**RECORDS PROVIDED**
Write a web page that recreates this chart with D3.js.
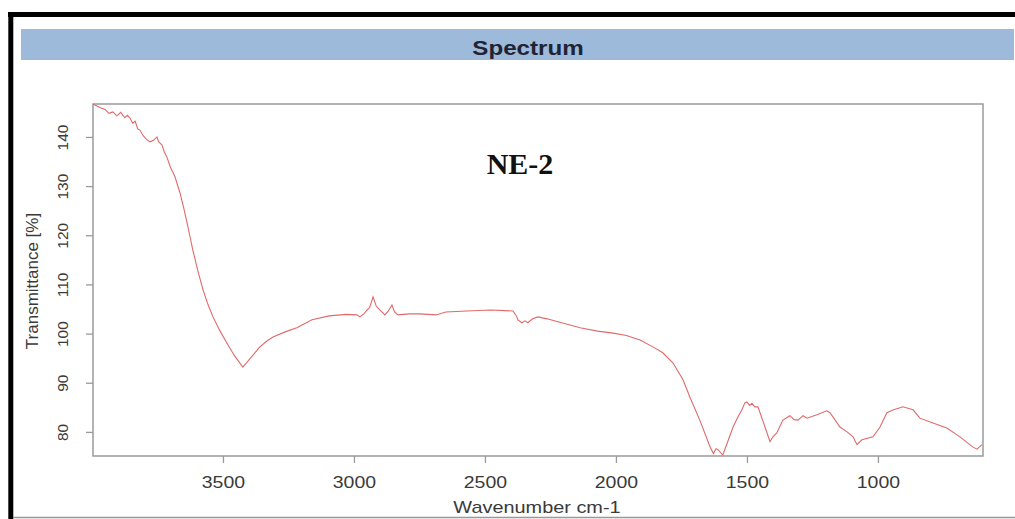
<!DOCTYPE html>
<html><head><meta charset="utf-8">
<script src="https://cdn.jsdelivr.net/npm/d3@7"></script>
<style>body{margin:0;background:#fff;overflow:hidden}svg{display:block}</style>
</head><body>
<svg id="chart" width="1015" height="519"></svg>
<script>
const wavenumbers = [3996,3970,3950,3935,3920,3905,3890,3875,3865,3855,3845,3835,3825,3817,3805,3792,3779,3765,3752,3745,3733,3724,3714,3700,3683,3664,3650,3637,3626,3615,3596,3576,3557,3538,3512,3485,3455,3424,3395,3359,3330,3309,3260,3218,3160,3095,3030,2989,2977,2962,2950,2940,2927,2915,2901,2882,2870,2855,2845,2832,2790,2748,2687,2649,2569,2480,2393,2380,2374,2359,2347,2336,2318,2298,2263,2200,2137,2070,2011,1960,1908,1859,1821,1782,1744,1718,1680,1641,1628,1618,1611,1592,1570,1553,1534,1520,1508,1500,1490,1481,1470,1458,1431,1412,1401,1386,1363,1336,1320,1305,1286,1271,1233,1195,1183,1145,1118,1095,1080,1061,1019,992,966,940,916,905,866,840,790,737,687,637,622,603];
const transmittance = [146.7,146.0,145.6,144.8,145.1,144.3,145.0,143.9,144.4,143.9,142.8,143.2,141.6,141.4,140.3,139.5,139.0,139.3,140.0,139.0,138.4,137.0,135.9,133.8,131.9,128.6,125.6,122.5,119.8,117.0,112.8,108.9,105.9,103.4,100.6,98.1,95.4,93.2,95.0,97.3,98.6,99.3,100.4,101.2,102.8,103.6,103.9,103.8,103.4,104.0,104.8,105.3,107.5,105.6,104.8,103.8,104.5,105.8,104.4,103.8,104.0,104.0,103.8,104.4,104.6,104.8,104.6,103.6,102.8,102.2,102.6,102.2,103.0,103.4,103.0,102.1,101.2,100.5,100.1,99.6,98.7,97.3,96.1,94.0,90.6,87.1,82.4,77.0,75.6,76.6,76.4,75.3,78.5,81.0,83.1,84.4,85.9,86.1,85.4,85.8,85.1,85.1,81.0,78.0,79.0,79.8,82.4,83.3,82.5,82.4,83.3,82.8,83.5,84.3,83.9,81.0,80.0,79.0,77.4,78.4,79.0,81.0,83.9,84.5,84.9,85.1,84.5,82.8,81.8,80.8,79.0,76.9,76.5,77.4];
const xTicks = [3500,3000,2500,2000,1500,1000];
const yTicks = [80,90,100,110,120,130,140];
const chartTitle = "Spectrum";
const sampleLabel = "NE-2";
const xTitle = "Wavenumber cm-1";
const yTitle = "Transmittance [%]";

const svg = d3.select("#chart");
const font = "'Liberation Sans', Arial, sans-serif";

// outer frame
svg.append("line").attr("x1",8).attr("x2",1015).attr("y1",14.5).attr("y2",14.5).attr("stroke","#000").attr("stroke-width",5);
svg.append("line").attr("x1",10.8).attr("x2",10.8).attr("y1",12).attr("y2",519).attr("stroke","#000").attr("stroke-width",5);
svg.append("line").attr("x1",13).attr("x2",1015).attr("y1",517.5).attr("y2",517.5).attr("stroke","#999").attr("stroke-width",1.5);

// title bar
svg.append("rect").attr("x",21).attr("y",29).attr("width",993).attr("height",31).attr("fill","#9dbadb");
svg.append("g").attr("transform","translate(528,55) scale(1.15,1)")
  .append("text").attr("text-anchor","middle")
  .attr("font-family",font).attr("font-weight","bold").attr("font-size",21).attr("fill","#1e2433").text(chartTitle);

const L=93, R=983, T=104, B=456;
const x = d3.scaleLinear().domain([3996,599]).range([L,R]);
const y = d3.scaleLinear().domain([75.1,146.7]).range([B,T]);

const axisColor = "#9a9a9a";
const xAxis = svg.append("g").attr("transform",`translate(0,${B})`)
  .call(d3.axisBottom(x).tickValues(xTicks).tickSize(7).tickPadding(13).tickFormat(d3.format("d")));
const yAxis = svg.append("g").attr("transform",`translate(${L},0)`)
  .call(d3.axisLeft(y).tickValues(yTicks).tickSize(7).tickPadding(10).tickFormat(d3.format("d")));
[xAxis,yAxis].forEach(g=>{
  g.select(".domain").remove();
  g.selectAll(".tick line").attr("stroke",axisColor).attr("stroke-width",1.3);
  g.selectAll("text").attr("font-family",font).attr("fill","#3a3a3a");
});
xAxis.selectAll(".tick text").attr("font-size",16.5).attr("transform","scale(1.18,1)");
yAxis.selectAll(".tick text").attr("font-size",15.5).attr("text-anchor","middle").attr("dy",0)
  .attr("transform","translate(-31,0) rotate(-90)").attr("x",0).attr("y",0)
  .attr("dominant-baseline","central");

// plot box
svg.append("rect").attr("x",L).attr("y",T).attr("width",R-L).attr("height",B-T)
  .attr("fill","none").attr("stroke",axisColor).attr("stroke-width",1.5);

// curve
const pts = wavenumbers.map((w,i)=>[w,transmittance[i]]);
svg.append("path").datum(pts)
  .attr("d",d3.line().x(d=>x(d[0])).y(d=>y(d[1])))
  .attr("fill","none").attr("stroke","#e06a6a").attr("stroke-width",1.1);

// labels
svg.append("text").attr("x",520).attr("y",174).attr("text-anchor","middle")
  .attr("font-family","'Liberation Serif','Times New Roman',serif").attr("font-weight","bold").attr("font-size",30).attr("fill","#111").text(sampleLabel);
svg.append("g").attr("transform","translate(537,513) scale(1.17,1)")
  .append("text").attr("text-anchor","middle")
  .attr("font-family",font).attr("font-size",17).attr("fill","#3a3a3a").text(xTitle);
svg.append("text").attr("transform","translate(38,281) rotate(-90)").attr("text-anchor","middle")
  .attr("font-family",font).attr("font-size",17).attr("fill","#3a3a3a").text(yTitle);
</script>
</body></html>
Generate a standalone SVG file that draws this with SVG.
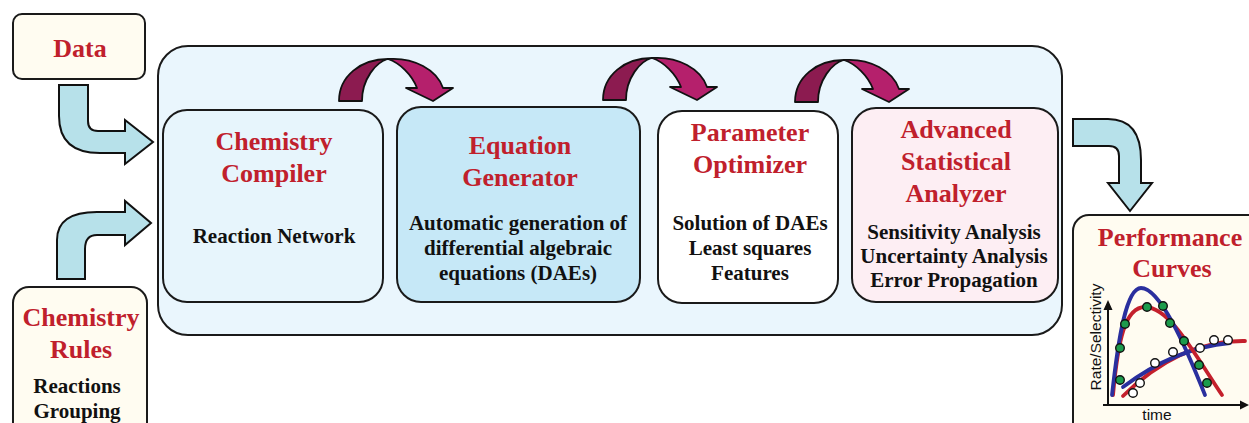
<svg xmlns="http://www.w3.org/2000/svg" xmlns:xlink="http://www.w3.org/1999/xlink" width="1249" height="423" viewBox="0 0 1249 423">
  <style>
    .box { stroke: #1a1a1a; stroke-width: 2; }
    .cream { fill: #fffcf1; }
    .title { font-family: "Liberation Serif", "Times New Roman", serif; font-weight: bold; font-size: 26px; fill: #c0202c; text-anchor: middle; }
    .body { font-family: "Liberation Serif", "Times New Roman", serif; font-weight: bold; font-size: 21px; fill: #111; text-anchor: middle; }
    .blue-arrow { fill: #b7e1ea; stroke: #111; stroke-width: 2; stroke-linejoin: miter; }
    .arc-dark { fill: #8c1b50; stroke: #111; stroke-width: 1.8; stroke-linejoin: round; }
    .arc-light { fill: #b5206c; stroke: #111; stroke-width: 1.8; stroke-linejoin: round; }
    .axis { stroke: #111; stroke-width: 2; fill: none; }
    .blue-curve { stroke: #2a2f9e; stroke-width: 3.8; fill: none; stroke-linecap: round; }
    .red-curve { stroke: #c4202c; stroke-width: 3.8; fill: none; stroke-linecap: round; }
    .dot-g { fill: #1c9b4c; stroke: #111; stroke-width: 1.4; }
    .dot-w { fill: #fff; stroke: #111; stroke-width: 1.4; }
    .chart-label { font-family: "Liberation Sans", Arial, sans-serif; font-size: 15.5px; fill: #111; text-anchor: middle; }
  </style>
  <defs>
    <!-- curved hand-off arrow between the pipeline stages -->
    <g id="hop-arrow">
      <path class="arc-dark" d="M0,101 C0,76 22,59 49,59 C37,62 23,79 23,101 Z"/>
      <path class="arc-light" d="M49,59 C75,57 98,70 104,88 L114,88 L94,101 L67,88 L78,88 C73,75 61,63 49,59 Z"/>
    </g>
  </defs>

  <rect width="1249" height="423" fill="#ffffff"/>

  <!-- large pipeline container -->
  <g id="pipeline">
    <rect class="box" x="158" y="46" width="904" height="289" rx="30" fill="#eaf6fd"/>
  </g>

  <g id="data">
    <rect class="box cream" x="13" y="14" width="132" height="65" rx="9"/>
    <text class="title" x="80" y="57">Data</text>
  </g>

  <g id="chemistry-rules">
    <rect class="box cream" x="13" y="287" width="134" height="160" rx="16"/>
    <text class="title" x="81" y="326">Chemistry</text>
    <text class="title" x="81" y="358">Rules</text>
    <text class="body" x="77" y="393">Reactions</text>
    <text class="body" x="77" y="418">Grouping</text>
  </g>

  <g id="chemistry-compiler">
    <rect class="box" x="163" y="110" width="220" height="192" rx="24" fill="#e7f5fc"/>
    <text class="title" x="274" y="150">Chemistry</text>
    <text class="title" x="274" y="182">Compiler</text>
    <text class="body" x="274" y="243">Reaction Network</text>
  </g>

  <g id="equation-generator">
    <rect class="box" x="397" y="107" width="243" height="195" rx="24" fill="#c6e8f7"/>
    <text class="title" x="520" y="154">Equation</text>
    <text class="title" x="520" y="186">Generator</text>
    <text class="body" x="518" y="230">Automatic generation of</text>
    <text class="body" x="518" y="255">differential algebraic</text>
    <text class="body" x="518" y="280">equations (DAEs)</text>
  </g>

  <g id="parameter-optimizer">
    <rect class="box" x="658" y="111" width="180" height="192" rx="24" fill="#ffffff"/>
    <text class="title" x="750" y="141">Parameter</text>
    <text class="title" x="750" y="173">Optimizer</text>
    <text class="body" x="750" y="230">Solution of DAEs</text>
    <text class="body" x="750" y="255">Least squares</text>
    <text class="body" x="750" y="280">Features</text>
  </g>

  <g id="statistical-analyzer">
    <rect class="box" x="852" y="108" width="206" height="194" rx="24" fill="#fdeef3"/>
    <text class="title" x="956" y="138">Advanced</text>
    <text class="title" x="956" y="170">Statistical</text>
    <text class="title" x="956" y="202">Analyzer</text>
    <text class="body" x="954" y="239">Sensitivity Analysis</text>
    <text class="body" x="954" y="263">Uncertainty Analysis</text>
    <text class="body" x="954" y="287">Error Propagation</text>
  </g>

  <g id="performance-curves">
    <rect class="box cream" x="1073" y="215" width="200" height="240" rx="16"/>
    <text class="title" x="1170" y="246">Performance</text>
    <text class="title" x="1172" y="277">Curves</text>
    <!-- axes -->
    <path class="axis" d="M1108,405 L1108,308 M1103,405 L1241,405"/>
    <path d="M1108,300 L1103.5,310 L1112.5,310 Z M1249,405 L1240,400.5 L1240,409.5 Z" fill="#111"/>
    <text class="chart-label" x="1157" y="420">time</text>
    <text class="chart-label" transform="translate(1101,337) rotate(-90)">Rate/Selectivity</text>
    <!-- model curves -->
    <path class="red-curve" d="M1123,396 Q1180,340 1245,341"/>
    <path class="blue-curve" d="M1123,387 Q1175,348 1230,343"/>
    <path class="red-curve" d="M1113,395 C1118,340 1125,307 1145,307 C1170,307 1195,355 1222,395"/>
    <path class="blue-curve" d="M1112,395 C1118,340 1126,288 1141,288 C1160,288 1185,345 1205,395"/>
    <!-- measured points -->
    <circle class="dot-g" cx="1120" cy="348" r="4.3"/>
    <circle class="dot-g" cx="1125" cy="324" r="4.3"/>
    <circle class="dot-g" cx="1147" cy="307" r="4.3"/>
    <circle class="dot-g" cx="1163" cy="306" r="4.3"/>
    <circle class="dot-g" cx="1170" cy="323" r="4.3"/>
    <circle class="dot-g" cx="1184" cy="341" r="4.3"/>
    <circle class="dot-g" cx="1199" cy="365" r="4.3"/>
    <circle class="dot-g" cx="1207" cy="383" r="4.3"/>
    <circle class="dot-g" cx="1120" cy="380" r="4.3"/>
    <circle class="dot-w" cx="1133" cy="393" r="4.3"/>
    <circle class="dot-w" cx="1140" cy="383" r="4.3"/>
    <circle class="dot-w" cx="1155" cy="363" r="4.3"/>
    <circle class="dot-w" cx="1173" cy="352" r="4.3"/>
    <circle class="dot-w" cx="1200" cy="348" r="4.3"/>
    <circle class="dot-w" cx="1214" cy="340" r="4.3"/>
    <circle class="dot-w" cx="1228" cy="340" r="4.3"/>
  </g>

  <!-- connectors -->
  <g id="connectors">
    <path class="blue-arrow" d="M59,85 L88,85 L88,121 Q88,131 98,131 L125,131 L125,120 L153,142 L125,164 L125,153 L100,153 Q59,153 59,116 Z"/>
    <path class="blue-arrow" d="M57,279 L57,240 Q57,212 97,212 L125,212 L125,201 L151,223 L125,245 L125,235 L97,235 Q85,235 85,249 L85,279 Z"/>
    <path class="blue-arrow" d="M1073,119 L1108,119 Q1141,119 1141,160 L1141,183 L1152,183 L1130,211 L1108,183 L1119,183 L1119,156 Q1119,146 1109,146 L1073,146 Z"/>
    <use xlink:href="#hop-arrow" transform="translate(339,0)"/>
    <use xlink:href="#hop-arrow" transform="translate(603,-1)"/>
    <use xlink:href="#hop-arrow" transform="translate(795,1)"/>
  </g>
</svg>
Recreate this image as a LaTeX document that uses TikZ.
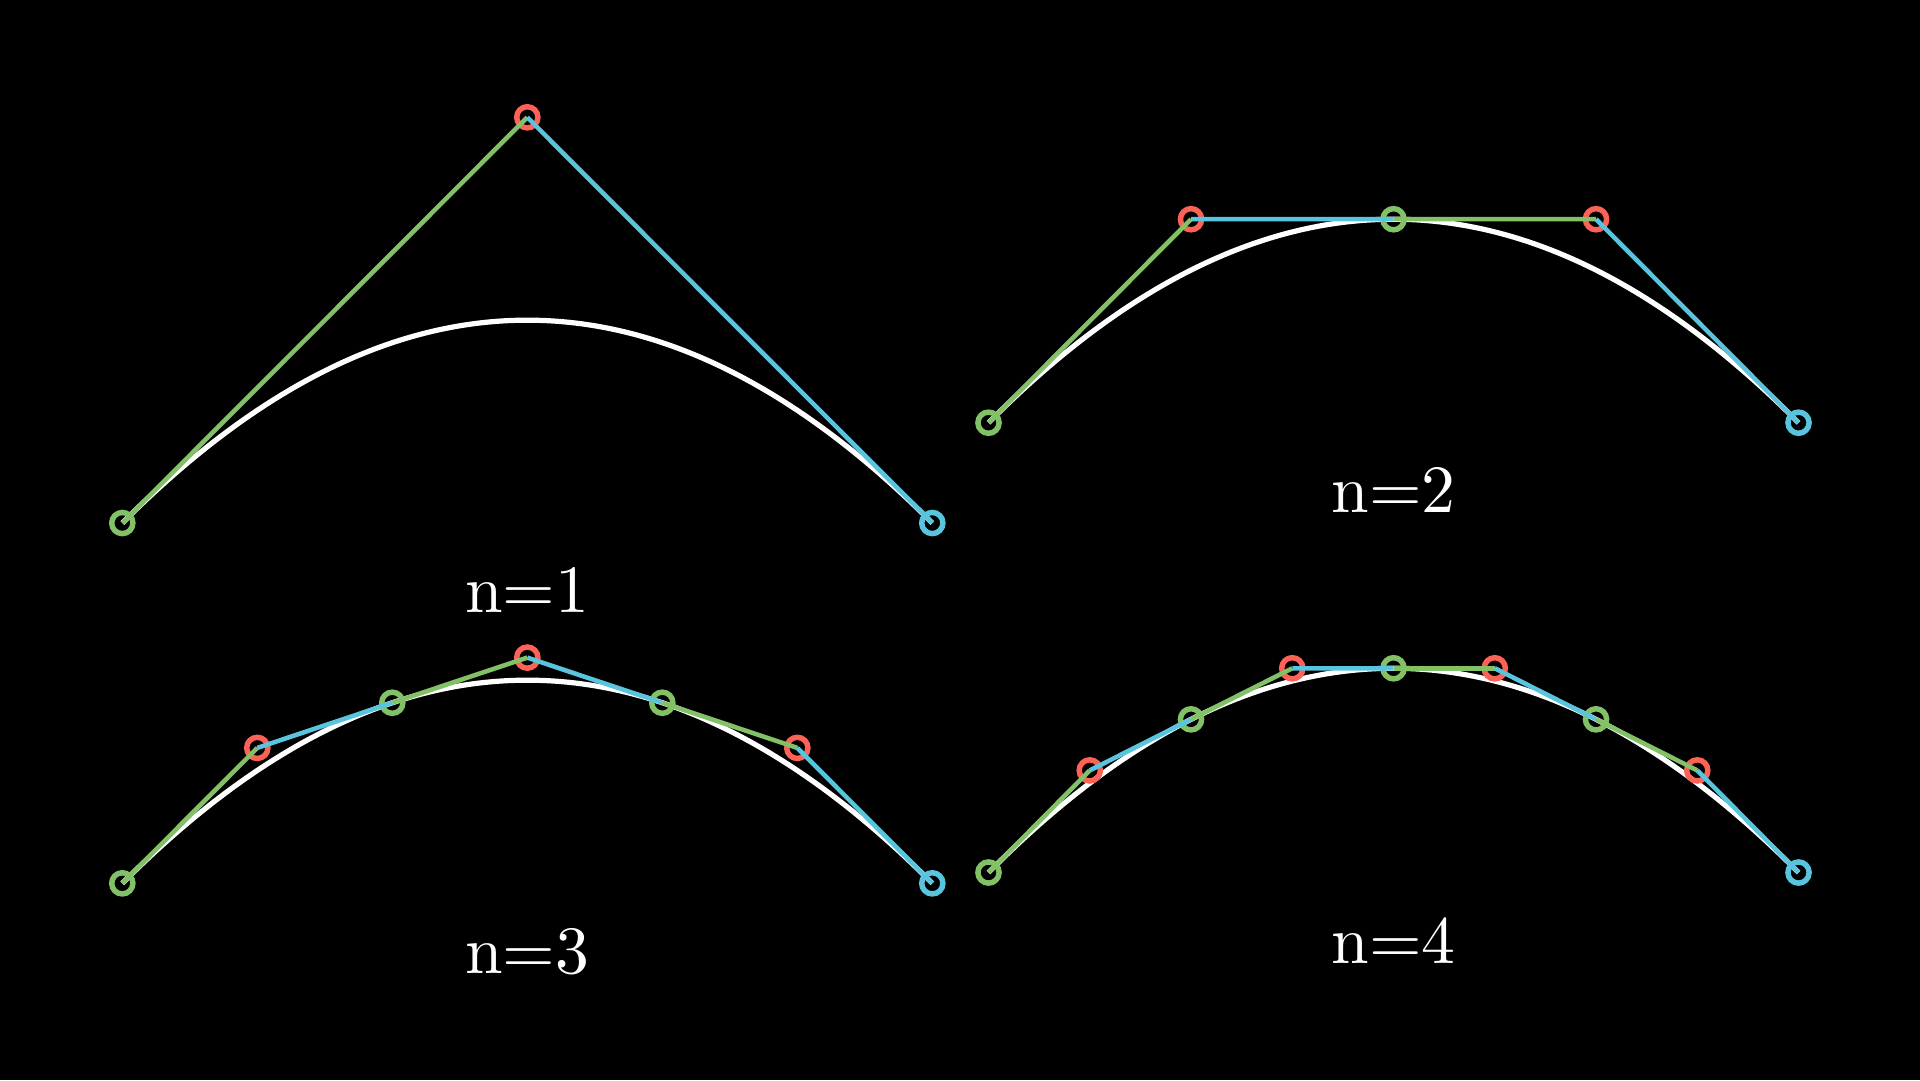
\documentclass[tikz,border=0pt]{standalone}
\usepackage{fontspec}
\usetikzlibrary{calc}
\definecolor{mgreen}{HTML}{83C167}
\definecolor{mblue}{HTML}{58C4DD}
\definecolor{mred}{HTML}{FC6255}
\tikzset{
  curve/.style={draw=white, line width=0.78pt},
  ring/.style={circle, draw=#1, line width=0.82pt, minimum size=3.18pt, inner sep=0pt},
  seggreen/.style={draw=mgreen, line width=0.68pt},
  segblue/.style={draw=mblue, line width=0.68pt},
  lbl/.style={text=white, anchor=base, inner sep=0pt, font=\fontsize{10.15pt}{12pt}\selectfont}
}
\newcommand\bezpanel[6]{%
  % #1 name, #2 P0, #3 control, #4 P2, #5 n, #6 label position
  \coordinate (#1-A) at #2;
  \coordinate (#1-C) at #3;
  \coordinate (#1-B) at #4;
  \coordinate (#1-j0) at (#1-A);
  \foreach \k [evaluate=\k as \a using (\k-1)/#5, evaluate=\k as \b using \k/#5] in {1,...,#5} {
    \coordinate (#1-u\k) at ($(#1-A)!\a!(#1-C)$);
    \coordinate (#1-v\k) at ($(#1-C)!\a!(#1-B)$);
    \coordinate (#1-q\k) at ($(#1-u\k)!\b!(#1-v\k)$);
    \coordinate (#1-s\k) at ($(#1-A)!\b!(#1-C)$);
    \coordinate (#1-t\k) at ($(#1-C)!\b!(#1-B)$);
    \coordinate (#1-j\k) at ($(#1-s\k)!\b!(#1-t\k)$);
  }
  \coordinate (#1-c1) at ($(#1-A)!2/3!(#1-C)$);
  \coordinate (#1-c2) at ($(#1-B)!2/3!(#1-C)$);
  \draw[curve] (#1-A) .. controls (#1-c1) and (#1-c2) .. (#1-B);
  \node[ring=mgreen] (#1-r0) at (#1-A) {};
  \node[ring=mblue] (#1-rend) at (#1-B) {};
  \foreach \k in {1,...,#5} {
    \node[ring=mred] (#1-rq\k) at (#1-q\k) {};
  }
  \ifnum#5>1
    \foreach \k in {2,...,#5} {
      \pgfmathtruncatemacro\p{\k-1}
      \node[ring=mgreen] (#1-rj\p) at (#1-j\p) {};
    }
  \fi
  \foreach \k [evaluate=\k as \p using int(\k-1)] in {1,...,#5} {
    \draw[seggreen] (#1-j\p) -- (#1-q\k);
    \draw[segblue] (#1-q\k) -- (#1-j\k);
  }
  \node[lbl] (#1-label) at #6 {n=#5};
}
\begin{document}
\begin{tikzpicture}[x=0.15pt, y=-0.15pt]
  \fill[black] (0,0) rectangle (1920,1080);
  \useasboundingbox (0,0) rectangle (1920,1080);
  \bezpanel{pa}{(122.3,523)}{(527.3,117.3)}{(932.3,523)}{1}{(527.3,612.7)}
  \bezpanel{pb}{(988.5,422.7)}{(1393.5,15.7)}{(1798.5,422.7)}{2}{(1393.5,512.4)}
  \bezpanel{pc}{(122.3,883.3)}{(527.3,477)}{(932.3,883.3)}{3}{(527.3,973)}
  \bezpanel{pd}{(988.5,872.5)}{(1393.5,464)}{(1798.5,872.5)}{4}{(1393.5,963.4)}
\end{tikzpicture}
\end{document}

**STATED GOAL**
Which lines contain "with"? Show each of them.

**RESULT FOR THIS TASK**
Write a web page that recreates this chart with D3.js.
Generate a standalone SVG file that draws this with SVG.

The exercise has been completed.